Alloy

A Swift Metal framework for chaining GPU shader operations into image-processing pipelines. Powers the realtime camera-processing pipeline behind Gravity Well.

synodic-studio/alloyยท MIT

Alloy is the GPU image-processing framework I extracted out of Gravity Well, a science-exhibit installation that tracks glowing bouncy balls in real time using astronomical cameras. The exhibit needs to demosaic raw Bayer sensor data, run blob detection, extract centroids, and render visualization overlays in realtime on hardware that ranges from a current Mac mini to five-year-old machines. Doing that in CPU-side Swift was a non-starter. Doing it in raw Metal was painful enough that I built a builder-pattern wrapper instead.

That wrapper is Alloy. It runs on macOS 14 and later, has zero external dependencies, and lets me write a complete image-processing pipeline as a single chained expression.


The Builder Pattern

A typical pipeline looks like this:

import Alloy

guard let engine = CommonMetalEngine() else { return }

let result = try engine
    .withRawData(width: 1024, height: 1024, bitDepth: 16)
    .debayerRGGB()
    .grayscale(strategy: .luminance)
    .blur(radius: 3)
    .execute(data: rawSensorData)

Every step in that chain is a Metal compute shader. The framework wires the textures from one shader to the next without round-tripping through main memory, so the data stays on the GPU until you ask for it. execute is the only thing that triggers a CPU-side wait.

For pipelines that start from already-decoded image data:

let cropped = try engine
    .withRGBAData(width: 512, height: 512)
    .squareCrop(center: (x: 256, y: 256), sideLength: 200)
    .donutMask(innerRadius: 20)
    .execute(data: rgbaData)

Result objects expose both the underlying MTLTexture for further GPU work and an asNSImage() helper for handing the result off to a SwiftUI view.

What’s in the Library

A dozen shader operations cover the image-processing primitives I actually needed:

  • Debayer. RGGB Bayer pattern demosaicing for both 8-bit and 16-bit raw sensor data.
  • Grayscale. Luminance conversion with eight different weighting strategies.
  • Blur. Gaussian blur with configurable radius.
  • Erosion. Morphological erosion in 4-connectivity or 8-connectivity, one to twenty iterations.
  • Invert. Color inversion.
  • Noise. Random noise injection for stress testing.
  • Peak detection. Local intensity maxima with threshold filtering.
  • Square crop. Region extraction around a center point.
  • Donut mask.
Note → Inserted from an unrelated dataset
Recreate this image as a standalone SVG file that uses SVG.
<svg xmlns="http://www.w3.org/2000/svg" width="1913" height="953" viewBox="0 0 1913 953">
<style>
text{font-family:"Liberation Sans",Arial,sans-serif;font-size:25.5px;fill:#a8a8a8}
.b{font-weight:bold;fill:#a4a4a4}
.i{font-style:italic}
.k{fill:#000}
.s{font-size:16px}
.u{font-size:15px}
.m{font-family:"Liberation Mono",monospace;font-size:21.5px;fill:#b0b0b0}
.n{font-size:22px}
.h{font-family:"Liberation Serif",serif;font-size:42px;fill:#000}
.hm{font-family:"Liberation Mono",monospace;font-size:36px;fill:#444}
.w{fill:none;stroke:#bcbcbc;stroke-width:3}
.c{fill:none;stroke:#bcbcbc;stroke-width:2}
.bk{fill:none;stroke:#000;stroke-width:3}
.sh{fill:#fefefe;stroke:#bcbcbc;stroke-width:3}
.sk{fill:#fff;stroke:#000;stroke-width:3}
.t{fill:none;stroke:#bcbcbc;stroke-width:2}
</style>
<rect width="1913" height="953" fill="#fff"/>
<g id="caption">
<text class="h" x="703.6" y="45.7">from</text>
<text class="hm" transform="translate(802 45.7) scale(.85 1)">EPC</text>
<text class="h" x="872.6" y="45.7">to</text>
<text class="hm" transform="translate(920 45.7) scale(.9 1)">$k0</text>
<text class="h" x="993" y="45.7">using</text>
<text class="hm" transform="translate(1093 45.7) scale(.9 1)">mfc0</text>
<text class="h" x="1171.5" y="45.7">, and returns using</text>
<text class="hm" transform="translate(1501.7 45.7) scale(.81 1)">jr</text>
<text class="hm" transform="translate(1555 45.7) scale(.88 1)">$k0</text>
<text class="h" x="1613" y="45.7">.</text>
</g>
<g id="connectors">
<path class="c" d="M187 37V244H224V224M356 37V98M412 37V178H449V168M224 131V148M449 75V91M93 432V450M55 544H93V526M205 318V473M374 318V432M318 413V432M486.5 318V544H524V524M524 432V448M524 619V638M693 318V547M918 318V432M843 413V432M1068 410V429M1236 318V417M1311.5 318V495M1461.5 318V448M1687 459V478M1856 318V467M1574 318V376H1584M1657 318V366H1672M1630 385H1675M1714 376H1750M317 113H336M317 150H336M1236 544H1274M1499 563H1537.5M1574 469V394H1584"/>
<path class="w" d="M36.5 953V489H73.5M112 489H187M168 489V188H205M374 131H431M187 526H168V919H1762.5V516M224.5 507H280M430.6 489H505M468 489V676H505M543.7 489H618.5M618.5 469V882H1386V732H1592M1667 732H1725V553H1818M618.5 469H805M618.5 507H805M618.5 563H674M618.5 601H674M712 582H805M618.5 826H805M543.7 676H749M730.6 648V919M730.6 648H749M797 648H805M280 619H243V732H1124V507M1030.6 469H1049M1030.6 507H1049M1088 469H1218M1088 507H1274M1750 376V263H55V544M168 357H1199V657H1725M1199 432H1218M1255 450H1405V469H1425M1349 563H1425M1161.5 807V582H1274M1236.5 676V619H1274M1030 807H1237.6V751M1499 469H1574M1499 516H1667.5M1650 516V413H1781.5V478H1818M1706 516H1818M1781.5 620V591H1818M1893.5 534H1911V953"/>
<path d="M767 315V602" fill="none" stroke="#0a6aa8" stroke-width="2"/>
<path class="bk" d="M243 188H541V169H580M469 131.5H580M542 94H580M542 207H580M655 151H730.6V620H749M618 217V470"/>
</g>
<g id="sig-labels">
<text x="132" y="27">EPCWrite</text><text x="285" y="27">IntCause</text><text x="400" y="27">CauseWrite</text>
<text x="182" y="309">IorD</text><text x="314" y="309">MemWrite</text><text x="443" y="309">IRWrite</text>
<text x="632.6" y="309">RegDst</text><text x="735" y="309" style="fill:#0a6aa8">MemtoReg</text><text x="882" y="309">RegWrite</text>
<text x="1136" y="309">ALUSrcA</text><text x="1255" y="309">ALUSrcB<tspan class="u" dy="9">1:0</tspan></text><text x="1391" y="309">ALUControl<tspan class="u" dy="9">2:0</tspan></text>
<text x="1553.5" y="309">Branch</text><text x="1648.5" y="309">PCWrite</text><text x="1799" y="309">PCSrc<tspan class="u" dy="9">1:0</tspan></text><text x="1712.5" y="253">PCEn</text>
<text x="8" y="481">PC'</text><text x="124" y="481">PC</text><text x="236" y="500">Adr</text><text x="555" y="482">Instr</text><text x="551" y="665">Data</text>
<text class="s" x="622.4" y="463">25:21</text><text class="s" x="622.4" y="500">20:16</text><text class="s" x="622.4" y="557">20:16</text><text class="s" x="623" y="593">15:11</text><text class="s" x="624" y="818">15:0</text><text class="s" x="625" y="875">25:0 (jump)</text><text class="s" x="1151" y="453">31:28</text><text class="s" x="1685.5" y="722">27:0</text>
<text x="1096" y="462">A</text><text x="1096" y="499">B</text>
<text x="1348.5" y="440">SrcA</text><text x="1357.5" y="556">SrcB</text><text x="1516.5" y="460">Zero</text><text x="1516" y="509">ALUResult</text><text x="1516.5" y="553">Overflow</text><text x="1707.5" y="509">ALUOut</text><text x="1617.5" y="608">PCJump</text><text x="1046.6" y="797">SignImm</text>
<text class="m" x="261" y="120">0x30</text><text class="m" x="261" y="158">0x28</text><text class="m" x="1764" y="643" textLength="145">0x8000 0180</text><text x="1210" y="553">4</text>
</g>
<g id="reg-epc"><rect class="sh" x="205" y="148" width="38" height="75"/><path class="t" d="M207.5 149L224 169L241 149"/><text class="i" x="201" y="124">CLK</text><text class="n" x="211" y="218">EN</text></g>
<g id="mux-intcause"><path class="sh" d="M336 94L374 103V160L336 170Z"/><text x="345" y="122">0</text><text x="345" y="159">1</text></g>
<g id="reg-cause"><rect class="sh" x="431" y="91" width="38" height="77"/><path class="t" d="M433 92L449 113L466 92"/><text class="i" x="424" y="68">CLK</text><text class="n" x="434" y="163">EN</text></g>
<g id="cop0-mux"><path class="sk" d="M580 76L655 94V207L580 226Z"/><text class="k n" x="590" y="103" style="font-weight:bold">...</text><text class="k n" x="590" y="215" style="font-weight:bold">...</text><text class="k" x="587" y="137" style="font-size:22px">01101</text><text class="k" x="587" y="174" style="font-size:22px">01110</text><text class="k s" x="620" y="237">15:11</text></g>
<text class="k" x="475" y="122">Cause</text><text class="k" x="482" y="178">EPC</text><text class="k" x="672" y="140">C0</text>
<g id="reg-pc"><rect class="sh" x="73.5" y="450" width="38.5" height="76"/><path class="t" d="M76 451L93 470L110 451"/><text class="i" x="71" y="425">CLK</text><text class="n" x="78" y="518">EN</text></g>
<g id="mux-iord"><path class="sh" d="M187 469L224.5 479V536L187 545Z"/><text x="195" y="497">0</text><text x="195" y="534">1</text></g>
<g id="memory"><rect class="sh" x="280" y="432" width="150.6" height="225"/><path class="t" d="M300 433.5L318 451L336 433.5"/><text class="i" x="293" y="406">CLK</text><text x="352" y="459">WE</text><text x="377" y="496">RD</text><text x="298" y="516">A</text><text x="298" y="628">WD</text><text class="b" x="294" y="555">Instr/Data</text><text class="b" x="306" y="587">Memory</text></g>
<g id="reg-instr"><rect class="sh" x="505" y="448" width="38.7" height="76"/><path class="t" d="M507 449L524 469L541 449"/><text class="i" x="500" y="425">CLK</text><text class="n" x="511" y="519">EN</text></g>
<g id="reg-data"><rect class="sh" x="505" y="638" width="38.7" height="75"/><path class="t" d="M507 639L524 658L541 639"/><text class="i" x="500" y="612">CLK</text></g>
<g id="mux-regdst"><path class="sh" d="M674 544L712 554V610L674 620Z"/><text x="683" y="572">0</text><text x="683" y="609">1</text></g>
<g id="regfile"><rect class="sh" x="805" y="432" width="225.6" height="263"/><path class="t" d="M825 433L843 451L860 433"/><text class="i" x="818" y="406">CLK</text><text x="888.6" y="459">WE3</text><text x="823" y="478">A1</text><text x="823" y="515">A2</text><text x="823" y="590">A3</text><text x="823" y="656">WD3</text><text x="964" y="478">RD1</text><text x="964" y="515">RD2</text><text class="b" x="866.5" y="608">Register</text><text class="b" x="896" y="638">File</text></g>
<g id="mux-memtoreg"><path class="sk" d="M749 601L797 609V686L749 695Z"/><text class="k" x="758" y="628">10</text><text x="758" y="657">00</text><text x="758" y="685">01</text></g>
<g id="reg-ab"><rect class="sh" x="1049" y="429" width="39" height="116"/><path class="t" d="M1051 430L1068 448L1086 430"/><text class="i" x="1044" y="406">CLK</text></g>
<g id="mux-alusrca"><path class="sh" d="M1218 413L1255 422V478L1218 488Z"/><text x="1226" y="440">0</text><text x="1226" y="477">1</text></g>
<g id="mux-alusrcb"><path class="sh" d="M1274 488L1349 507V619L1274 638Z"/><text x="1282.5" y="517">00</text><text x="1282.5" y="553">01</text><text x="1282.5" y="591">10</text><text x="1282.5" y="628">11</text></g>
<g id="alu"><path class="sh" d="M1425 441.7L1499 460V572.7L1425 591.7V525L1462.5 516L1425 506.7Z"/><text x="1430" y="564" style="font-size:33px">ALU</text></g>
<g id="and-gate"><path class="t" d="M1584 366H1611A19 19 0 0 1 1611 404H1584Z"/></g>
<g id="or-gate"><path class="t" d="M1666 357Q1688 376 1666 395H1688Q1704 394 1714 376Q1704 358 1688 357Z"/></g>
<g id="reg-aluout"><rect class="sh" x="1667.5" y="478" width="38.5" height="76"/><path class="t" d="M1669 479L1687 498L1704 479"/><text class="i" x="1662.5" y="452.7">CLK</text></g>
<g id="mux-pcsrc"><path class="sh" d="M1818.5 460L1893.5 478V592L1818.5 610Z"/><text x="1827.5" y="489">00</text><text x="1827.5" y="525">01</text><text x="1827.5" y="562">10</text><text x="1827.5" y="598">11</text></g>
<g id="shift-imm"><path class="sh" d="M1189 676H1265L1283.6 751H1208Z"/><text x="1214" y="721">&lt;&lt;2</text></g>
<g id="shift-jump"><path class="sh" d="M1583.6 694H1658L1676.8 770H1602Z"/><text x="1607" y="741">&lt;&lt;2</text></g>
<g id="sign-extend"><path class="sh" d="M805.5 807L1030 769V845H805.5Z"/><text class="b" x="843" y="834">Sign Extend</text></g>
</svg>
Circular mask with configurable inner and outer radii.
  • HSV position. HSV-to-position mapping for visualizations.
  • Color sampling. GPU-accelerated color extraction at arbitrary positions.
  • Connected components. Blob detection with centroid calculation.

Each operation is a .metal shader plus a thin Swift wrapper that conforms to a common protocol. Adding a new operation is a contained piece of work, which is the property I cared most about when designing the API.
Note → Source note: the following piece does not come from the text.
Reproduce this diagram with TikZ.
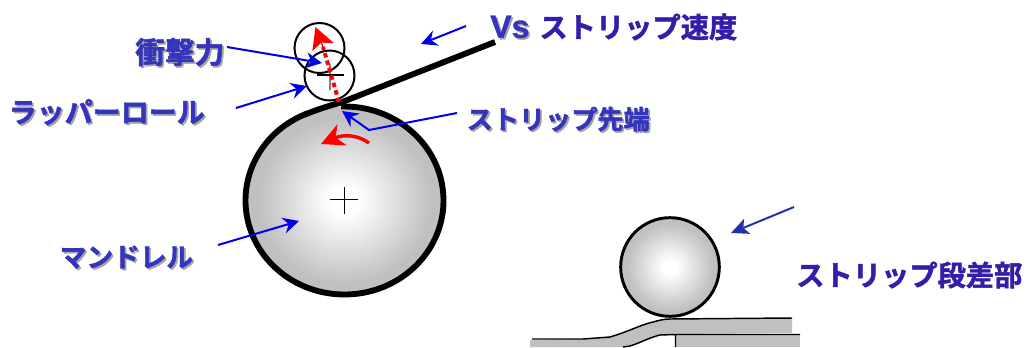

Why Builders, Not Render Graphs

I considered modeling Alloy as a render-graph framework like MPSGraph. I did not, for two reasons.

The first is that builder chains are debuggable in a way that render graphs are not. If the output looks wrong at frame 47, you can comment out the last step in the chain, run again, and see what the input to that step looked like. With a graph, you have to reach for tooling.

The second is that Alloy’s pipelines are short. The longest one in production has eight steps. At that depth a builder reads top to bottom like a recipe, and the optimization wins of a graph framework do not justify the API surface.

Performance Characteristics

The reason Alloy exists is that the camera-tracking pipeline runs in realtime on five-year-old hardware. The pipeline is roughly: 16-bit raw Bayer in, debayer, grayscale via a custom luminance formula tuned to the fluorescing ball colors, donut mask, threshold, morphological erosion, connected-components blob detection, centroid extraction, color sampling. On the production exhibit hardware it stays comfortably inside the camera’s frame budget, with the GPU spending most of its time idle waiting for the camera. The pipeline could run faster than the camera can deliver frames.

Most of the performance is a function of staying on the GPU the whole time. The other half is small choices that add up: keeping textures in tile memory where possible, picking shader formats that match the camera’s native output, batching connected-components passes so the centroid calculation is one dispatch.


What to Take From This

If you are building a Swift Metal pipeline that needs to run on real hardware in production, two patterns from Alloy are worth lifting:

Wrap Metal’s verbosity with a builder. Raw Metal is a pile of MTLCommandBuffer and MTLComputeCommandEncoder calls and pipeline state objects. A builder that takes care of the boilerplate makes the actual image-processing logic readable.

Keep textures on the GPU. Every CPU round-trip costs you. Alloy’s API is designed so you have to opt into a CPU-side result by calling execute, which makes the cost visible at the call site.

The full source is on GitHub at synodic-studio/alloy, MIT-licensed.